Start of PROVIDED MATERIAL

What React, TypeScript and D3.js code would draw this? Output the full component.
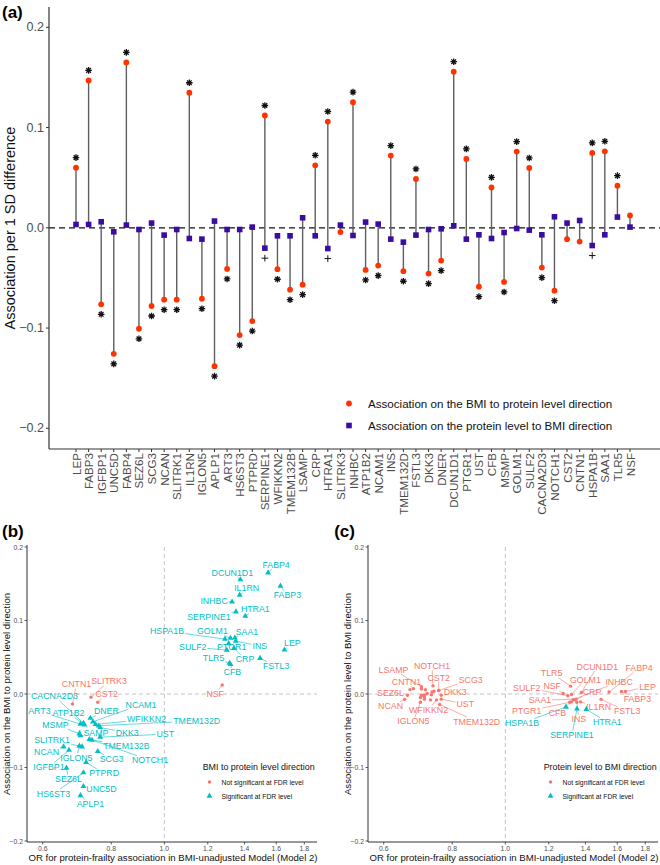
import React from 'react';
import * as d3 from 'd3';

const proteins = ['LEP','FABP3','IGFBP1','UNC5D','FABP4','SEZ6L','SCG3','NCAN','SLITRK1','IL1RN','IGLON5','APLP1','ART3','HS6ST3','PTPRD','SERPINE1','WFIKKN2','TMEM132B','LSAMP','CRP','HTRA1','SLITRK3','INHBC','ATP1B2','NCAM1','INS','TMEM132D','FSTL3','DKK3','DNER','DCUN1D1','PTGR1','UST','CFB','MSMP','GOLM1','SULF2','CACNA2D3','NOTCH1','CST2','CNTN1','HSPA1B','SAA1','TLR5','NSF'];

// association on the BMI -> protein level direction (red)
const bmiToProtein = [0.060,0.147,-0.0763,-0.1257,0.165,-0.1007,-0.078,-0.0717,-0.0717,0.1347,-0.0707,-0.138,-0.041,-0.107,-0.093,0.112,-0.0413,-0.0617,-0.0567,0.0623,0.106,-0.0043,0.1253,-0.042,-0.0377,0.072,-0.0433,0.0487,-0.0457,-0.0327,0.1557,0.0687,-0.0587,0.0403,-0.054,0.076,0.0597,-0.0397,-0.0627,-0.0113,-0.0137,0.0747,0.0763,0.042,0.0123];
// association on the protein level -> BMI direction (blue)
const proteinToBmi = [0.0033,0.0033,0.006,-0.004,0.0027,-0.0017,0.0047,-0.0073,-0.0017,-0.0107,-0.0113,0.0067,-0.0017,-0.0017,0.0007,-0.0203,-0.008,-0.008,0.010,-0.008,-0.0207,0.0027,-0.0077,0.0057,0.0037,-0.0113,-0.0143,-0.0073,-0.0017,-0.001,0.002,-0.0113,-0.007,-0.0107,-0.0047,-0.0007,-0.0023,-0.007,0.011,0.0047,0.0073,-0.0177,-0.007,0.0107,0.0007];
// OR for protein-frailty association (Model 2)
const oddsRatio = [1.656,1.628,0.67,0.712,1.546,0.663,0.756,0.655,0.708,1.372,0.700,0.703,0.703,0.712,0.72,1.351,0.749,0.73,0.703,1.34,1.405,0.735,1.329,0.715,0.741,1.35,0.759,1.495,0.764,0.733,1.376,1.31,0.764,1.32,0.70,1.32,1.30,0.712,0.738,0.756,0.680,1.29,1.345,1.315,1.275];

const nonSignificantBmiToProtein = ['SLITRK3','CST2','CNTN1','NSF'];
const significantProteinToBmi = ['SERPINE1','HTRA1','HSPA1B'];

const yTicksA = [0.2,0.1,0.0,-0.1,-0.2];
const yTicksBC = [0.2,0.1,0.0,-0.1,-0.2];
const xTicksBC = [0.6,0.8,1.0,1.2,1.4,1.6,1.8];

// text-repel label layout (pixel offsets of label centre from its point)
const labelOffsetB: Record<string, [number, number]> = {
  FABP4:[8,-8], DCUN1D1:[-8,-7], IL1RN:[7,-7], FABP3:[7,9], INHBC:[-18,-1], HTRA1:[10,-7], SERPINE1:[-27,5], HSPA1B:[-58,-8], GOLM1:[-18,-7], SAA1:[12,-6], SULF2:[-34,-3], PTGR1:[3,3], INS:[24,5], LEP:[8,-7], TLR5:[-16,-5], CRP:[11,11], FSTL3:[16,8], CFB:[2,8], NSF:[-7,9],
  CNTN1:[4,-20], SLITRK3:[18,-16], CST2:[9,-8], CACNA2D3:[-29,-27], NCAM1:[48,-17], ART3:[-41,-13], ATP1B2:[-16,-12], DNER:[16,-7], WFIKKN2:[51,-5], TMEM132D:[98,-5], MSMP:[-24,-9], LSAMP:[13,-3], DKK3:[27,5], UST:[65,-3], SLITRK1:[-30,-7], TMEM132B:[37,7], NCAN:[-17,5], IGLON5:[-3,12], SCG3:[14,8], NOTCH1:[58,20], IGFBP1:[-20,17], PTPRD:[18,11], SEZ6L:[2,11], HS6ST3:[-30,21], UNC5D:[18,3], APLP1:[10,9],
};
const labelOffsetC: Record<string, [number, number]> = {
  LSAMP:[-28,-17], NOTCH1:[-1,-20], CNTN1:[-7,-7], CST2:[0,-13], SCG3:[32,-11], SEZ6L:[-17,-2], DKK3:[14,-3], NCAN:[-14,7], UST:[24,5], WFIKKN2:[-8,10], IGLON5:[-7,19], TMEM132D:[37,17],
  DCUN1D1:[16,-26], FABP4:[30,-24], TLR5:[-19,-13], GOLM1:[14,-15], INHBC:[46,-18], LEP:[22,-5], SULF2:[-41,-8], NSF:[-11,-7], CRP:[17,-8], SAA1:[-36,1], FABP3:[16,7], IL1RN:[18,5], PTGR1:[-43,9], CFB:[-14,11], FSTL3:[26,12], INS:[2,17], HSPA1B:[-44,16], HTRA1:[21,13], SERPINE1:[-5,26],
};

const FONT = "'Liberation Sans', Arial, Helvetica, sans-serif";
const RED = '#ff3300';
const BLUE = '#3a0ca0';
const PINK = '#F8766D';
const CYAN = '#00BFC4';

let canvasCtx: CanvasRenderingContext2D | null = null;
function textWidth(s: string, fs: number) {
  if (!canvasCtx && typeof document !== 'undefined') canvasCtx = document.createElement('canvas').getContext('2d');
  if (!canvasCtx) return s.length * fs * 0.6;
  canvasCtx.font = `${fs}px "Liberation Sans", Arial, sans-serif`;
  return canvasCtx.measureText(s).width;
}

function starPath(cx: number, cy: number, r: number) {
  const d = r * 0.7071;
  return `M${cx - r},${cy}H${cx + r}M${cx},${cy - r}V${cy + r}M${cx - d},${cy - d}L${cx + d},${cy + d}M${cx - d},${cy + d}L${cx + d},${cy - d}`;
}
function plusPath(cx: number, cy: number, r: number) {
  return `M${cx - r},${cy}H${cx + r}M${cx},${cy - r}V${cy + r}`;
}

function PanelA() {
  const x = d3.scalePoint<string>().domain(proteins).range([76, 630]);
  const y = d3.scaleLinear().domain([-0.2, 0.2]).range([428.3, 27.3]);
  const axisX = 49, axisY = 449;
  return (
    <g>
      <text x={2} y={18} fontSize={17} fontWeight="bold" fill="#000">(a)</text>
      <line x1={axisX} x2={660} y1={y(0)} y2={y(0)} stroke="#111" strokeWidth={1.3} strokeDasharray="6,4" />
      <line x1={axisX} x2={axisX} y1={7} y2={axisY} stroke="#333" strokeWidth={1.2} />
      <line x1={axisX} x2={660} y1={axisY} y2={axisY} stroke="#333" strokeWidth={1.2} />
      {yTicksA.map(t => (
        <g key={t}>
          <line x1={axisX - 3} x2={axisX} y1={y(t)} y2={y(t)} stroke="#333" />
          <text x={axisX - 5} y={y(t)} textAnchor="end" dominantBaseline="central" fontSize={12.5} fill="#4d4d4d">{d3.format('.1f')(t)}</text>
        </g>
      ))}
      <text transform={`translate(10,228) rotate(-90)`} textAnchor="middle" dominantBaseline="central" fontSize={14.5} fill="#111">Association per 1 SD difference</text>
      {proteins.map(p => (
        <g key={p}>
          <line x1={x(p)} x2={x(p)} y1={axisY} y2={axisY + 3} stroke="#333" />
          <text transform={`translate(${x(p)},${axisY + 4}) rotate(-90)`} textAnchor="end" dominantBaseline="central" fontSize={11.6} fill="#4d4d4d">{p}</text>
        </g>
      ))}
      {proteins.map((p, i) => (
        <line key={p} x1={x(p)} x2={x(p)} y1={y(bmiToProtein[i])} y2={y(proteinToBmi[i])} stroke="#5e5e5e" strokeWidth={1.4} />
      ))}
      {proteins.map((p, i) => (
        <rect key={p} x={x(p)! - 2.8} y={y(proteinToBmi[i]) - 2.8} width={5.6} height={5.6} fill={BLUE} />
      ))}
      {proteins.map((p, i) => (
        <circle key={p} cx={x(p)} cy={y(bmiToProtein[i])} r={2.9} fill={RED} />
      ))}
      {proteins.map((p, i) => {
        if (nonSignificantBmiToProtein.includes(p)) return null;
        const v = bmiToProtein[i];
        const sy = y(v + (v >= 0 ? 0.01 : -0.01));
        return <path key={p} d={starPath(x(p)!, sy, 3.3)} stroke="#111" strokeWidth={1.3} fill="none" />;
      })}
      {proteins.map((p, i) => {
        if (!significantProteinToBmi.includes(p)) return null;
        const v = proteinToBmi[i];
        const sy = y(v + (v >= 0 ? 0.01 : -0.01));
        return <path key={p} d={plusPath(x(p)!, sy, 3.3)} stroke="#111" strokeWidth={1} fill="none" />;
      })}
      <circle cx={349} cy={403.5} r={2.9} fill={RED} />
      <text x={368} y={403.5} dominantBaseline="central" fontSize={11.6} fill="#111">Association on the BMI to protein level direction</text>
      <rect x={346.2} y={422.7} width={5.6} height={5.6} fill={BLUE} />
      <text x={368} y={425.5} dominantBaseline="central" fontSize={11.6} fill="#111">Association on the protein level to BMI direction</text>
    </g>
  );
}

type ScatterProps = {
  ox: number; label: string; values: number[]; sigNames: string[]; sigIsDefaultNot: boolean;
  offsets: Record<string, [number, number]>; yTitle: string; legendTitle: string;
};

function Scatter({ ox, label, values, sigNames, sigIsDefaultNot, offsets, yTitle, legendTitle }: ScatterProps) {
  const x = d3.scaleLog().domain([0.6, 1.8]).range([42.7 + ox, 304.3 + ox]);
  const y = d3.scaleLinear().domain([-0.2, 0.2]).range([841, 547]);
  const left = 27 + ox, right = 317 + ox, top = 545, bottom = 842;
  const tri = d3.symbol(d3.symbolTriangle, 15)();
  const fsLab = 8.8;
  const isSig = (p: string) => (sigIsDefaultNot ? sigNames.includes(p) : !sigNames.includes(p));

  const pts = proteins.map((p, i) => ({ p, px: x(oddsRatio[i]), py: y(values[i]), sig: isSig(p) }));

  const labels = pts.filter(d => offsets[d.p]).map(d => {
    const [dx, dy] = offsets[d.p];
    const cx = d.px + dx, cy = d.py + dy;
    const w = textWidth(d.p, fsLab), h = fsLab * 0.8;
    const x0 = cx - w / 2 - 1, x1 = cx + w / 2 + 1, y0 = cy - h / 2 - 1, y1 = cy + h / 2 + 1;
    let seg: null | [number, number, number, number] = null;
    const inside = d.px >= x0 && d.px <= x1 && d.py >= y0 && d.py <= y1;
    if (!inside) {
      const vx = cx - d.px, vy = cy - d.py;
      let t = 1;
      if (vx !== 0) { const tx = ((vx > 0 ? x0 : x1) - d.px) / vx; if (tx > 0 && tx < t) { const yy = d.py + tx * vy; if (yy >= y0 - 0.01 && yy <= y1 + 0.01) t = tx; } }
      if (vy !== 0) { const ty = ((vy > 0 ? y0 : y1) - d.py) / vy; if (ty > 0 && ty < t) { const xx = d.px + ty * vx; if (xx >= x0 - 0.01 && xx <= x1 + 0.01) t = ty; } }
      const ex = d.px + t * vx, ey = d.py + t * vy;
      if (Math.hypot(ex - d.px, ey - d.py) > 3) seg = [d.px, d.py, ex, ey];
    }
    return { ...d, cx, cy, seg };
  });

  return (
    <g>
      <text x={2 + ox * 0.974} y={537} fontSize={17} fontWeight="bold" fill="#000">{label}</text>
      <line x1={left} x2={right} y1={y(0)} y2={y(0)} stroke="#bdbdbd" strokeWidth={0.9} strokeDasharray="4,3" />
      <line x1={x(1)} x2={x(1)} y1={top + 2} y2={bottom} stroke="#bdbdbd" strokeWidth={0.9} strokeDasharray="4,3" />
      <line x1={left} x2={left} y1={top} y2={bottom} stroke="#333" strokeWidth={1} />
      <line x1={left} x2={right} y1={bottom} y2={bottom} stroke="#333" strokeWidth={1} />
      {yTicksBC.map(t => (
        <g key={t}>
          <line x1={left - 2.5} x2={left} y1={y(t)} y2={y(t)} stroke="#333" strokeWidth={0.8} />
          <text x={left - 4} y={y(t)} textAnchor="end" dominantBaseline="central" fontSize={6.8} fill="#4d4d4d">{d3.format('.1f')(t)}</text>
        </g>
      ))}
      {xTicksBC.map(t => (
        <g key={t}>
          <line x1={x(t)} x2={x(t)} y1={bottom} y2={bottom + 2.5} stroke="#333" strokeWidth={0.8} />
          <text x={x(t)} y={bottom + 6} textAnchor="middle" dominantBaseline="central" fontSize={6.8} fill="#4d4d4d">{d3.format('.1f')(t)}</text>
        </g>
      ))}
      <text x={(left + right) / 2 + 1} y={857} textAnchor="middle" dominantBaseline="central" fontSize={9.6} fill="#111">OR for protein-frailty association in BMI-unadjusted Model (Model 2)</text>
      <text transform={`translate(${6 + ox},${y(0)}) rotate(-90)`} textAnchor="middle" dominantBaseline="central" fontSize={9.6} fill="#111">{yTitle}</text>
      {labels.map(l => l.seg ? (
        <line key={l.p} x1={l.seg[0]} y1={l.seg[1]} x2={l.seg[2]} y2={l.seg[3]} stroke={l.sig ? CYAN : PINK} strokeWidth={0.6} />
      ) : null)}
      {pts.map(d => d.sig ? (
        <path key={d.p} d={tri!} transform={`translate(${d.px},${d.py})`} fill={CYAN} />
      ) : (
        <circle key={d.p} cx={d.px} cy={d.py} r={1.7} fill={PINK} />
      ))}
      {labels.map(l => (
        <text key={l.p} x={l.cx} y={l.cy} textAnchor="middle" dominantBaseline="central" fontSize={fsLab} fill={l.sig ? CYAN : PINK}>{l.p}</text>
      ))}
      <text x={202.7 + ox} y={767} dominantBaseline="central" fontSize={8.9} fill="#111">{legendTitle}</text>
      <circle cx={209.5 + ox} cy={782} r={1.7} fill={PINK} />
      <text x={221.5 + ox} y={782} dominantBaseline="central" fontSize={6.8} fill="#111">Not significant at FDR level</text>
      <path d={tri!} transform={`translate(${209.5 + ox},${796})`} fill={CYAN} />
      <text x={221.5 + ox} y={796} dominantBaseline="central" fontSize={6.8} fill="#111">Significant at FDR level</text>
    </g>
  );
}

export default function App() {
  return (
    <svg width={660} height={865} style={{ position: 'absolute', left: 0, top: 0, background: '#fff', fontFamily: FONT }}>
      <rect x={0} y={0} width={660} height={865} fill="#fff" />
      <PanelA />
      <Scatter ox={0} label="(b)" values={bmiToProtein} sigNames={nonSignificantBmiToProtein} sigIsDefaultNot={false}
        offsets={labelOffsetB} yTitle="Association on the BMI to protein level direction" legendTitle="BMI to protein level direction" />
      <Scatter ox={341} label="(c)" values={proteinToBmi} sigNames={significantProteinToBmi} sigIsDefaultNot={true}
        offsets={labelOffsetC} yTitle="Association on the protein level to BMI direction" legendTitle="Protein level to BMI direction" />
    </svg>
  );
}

End of PROVIDED MATERIAL

## REQUIREMENT
Locate all lines in the listing above with the word "React". Copy them.

## RESULT OF THE EXERCISE
What React, TypeScript and D3.js code would draw this? Output the full component.
import React from 'react';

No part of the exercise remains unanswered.